Açık ki, bu konuda kadın önderler sorumludur. Bunlar kendi hemcinslerini kurtuluşa götürmek istiyorlarsa, önce onları eğitmesini, örgütlemesini ve savaştırmasını bilecekler. Henüz yeni gelmiş, kendini çok kaba cinsel bir araç olmaktan öteye görmeyen, birilerine bağlı olmaktan ve birilerinin koltuğunda yaşamaktan başka yaşam biçimi bilmeyen, mutlaka bir erkeğe dayalı olarak yaşamanın dışında bir yaşamın mümkün olamayacağını düşünen, eşitliği ve özgürlüğü dayatmak şurada kalsın, her hareketi bağımlılaştırıcı bir tarzda yetiştirilen bir kızı böylesine bir ortam içine bırakmak, ona yapılabilecek en büyük kötülüktür. Hatta bir erkeği bile bu ortamda kadın karşısında serbest ve ölçüsüz bırakmak, o erkeğe de yapabileceğimiz en büyük kötülüktür. Kadın eğitimsizdir, bilinçsizdir, nasıl yaşamalı sorusuna cevap vermekten henüz uzaktır. O halde böyle bir ordu ayrışması yerindedir ve gereklidir; bu aşamada çok gerekli bir özgürleşme aracıdır.

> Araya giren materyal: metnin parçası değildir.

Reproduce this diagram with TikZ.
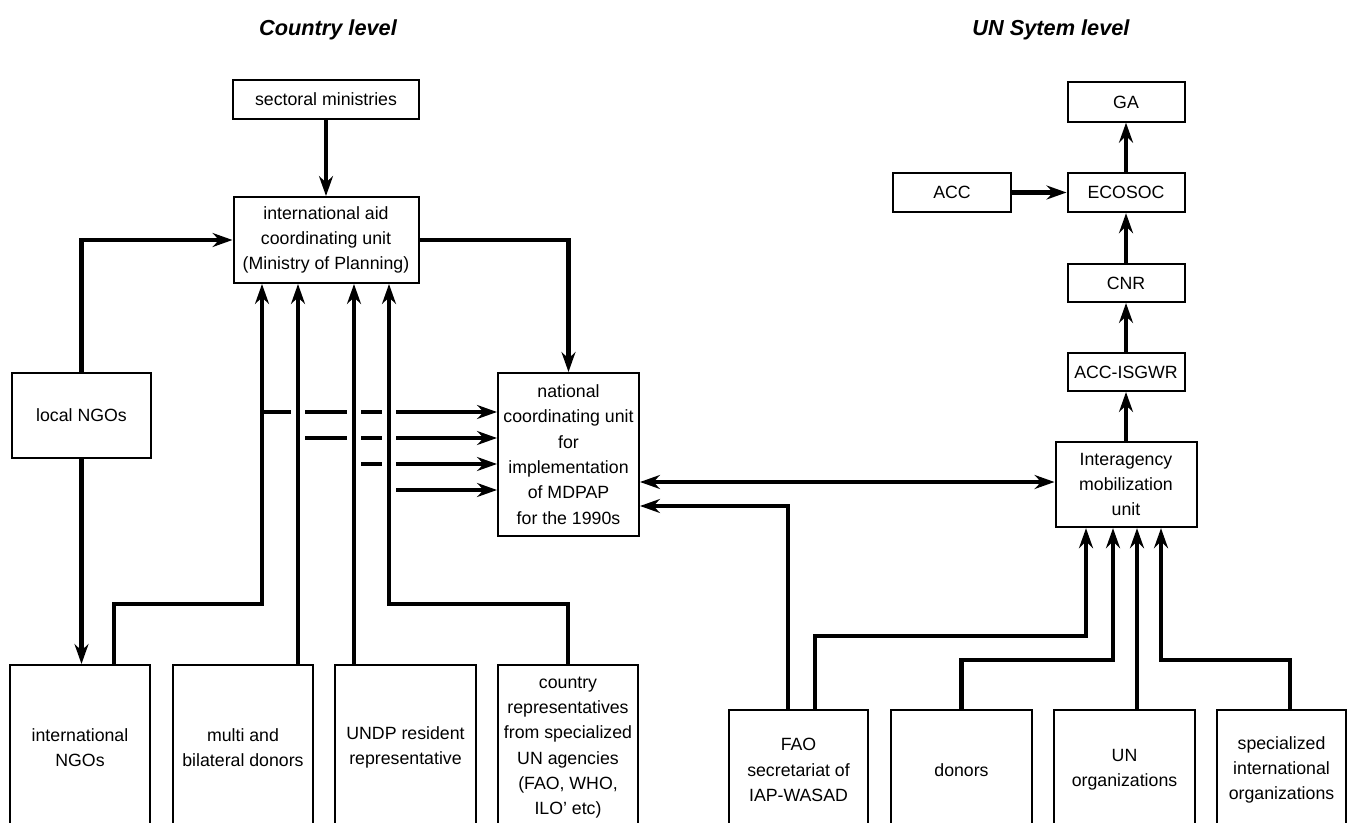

Bazıları “Bu bize zor geliyor, rasgele ilişki istiyoruz” diyebilirler. Ama bunların söylediği şey eğer sadece düzen ve ortaçağ değil, klan döneminden beri oldukça tutsak ilişkilerle yüklü yaklaşımlarsa, bunun sorumluluğunu kim üstlenecek? Oluşabilecek bazı olumsuz ilişkilerin ihanet ilişkisi kadar tehlikeli olduğu, hatta ihanete bu temelde gidildiği göz önüne getirilirse, pratik gerçekleşmenin ne kadar önemli olduğu açığa çıkıyor. Gerillada kadın birliklerinin oluşturulması, yine serhildanlarda kadın örgütlülüğünün ve uzun süreli kadın temsilciliklerinin geliştirilmesi sağlanmadan, -bir feminist gibi olalım demiyorum, kaldı ki bu da yabana atılamaz- erkek etkilerine karşı mücadele verilmeden, eşitlik ve özgürlük yakalanamaz ve nasıl yaşamalı sorusuna cevap verilemez. Bunun için biraz serbestlik gerekiyor. Kadının kendini sıkı sıkıya gözden geçirip kimlik sorununa, nasıl yaşamalı sorusuna cevap hazırlaması gerekir. Bu fırsatın sunulması kadar hem sürecin hem de alanın elverişli olması gerekiyor.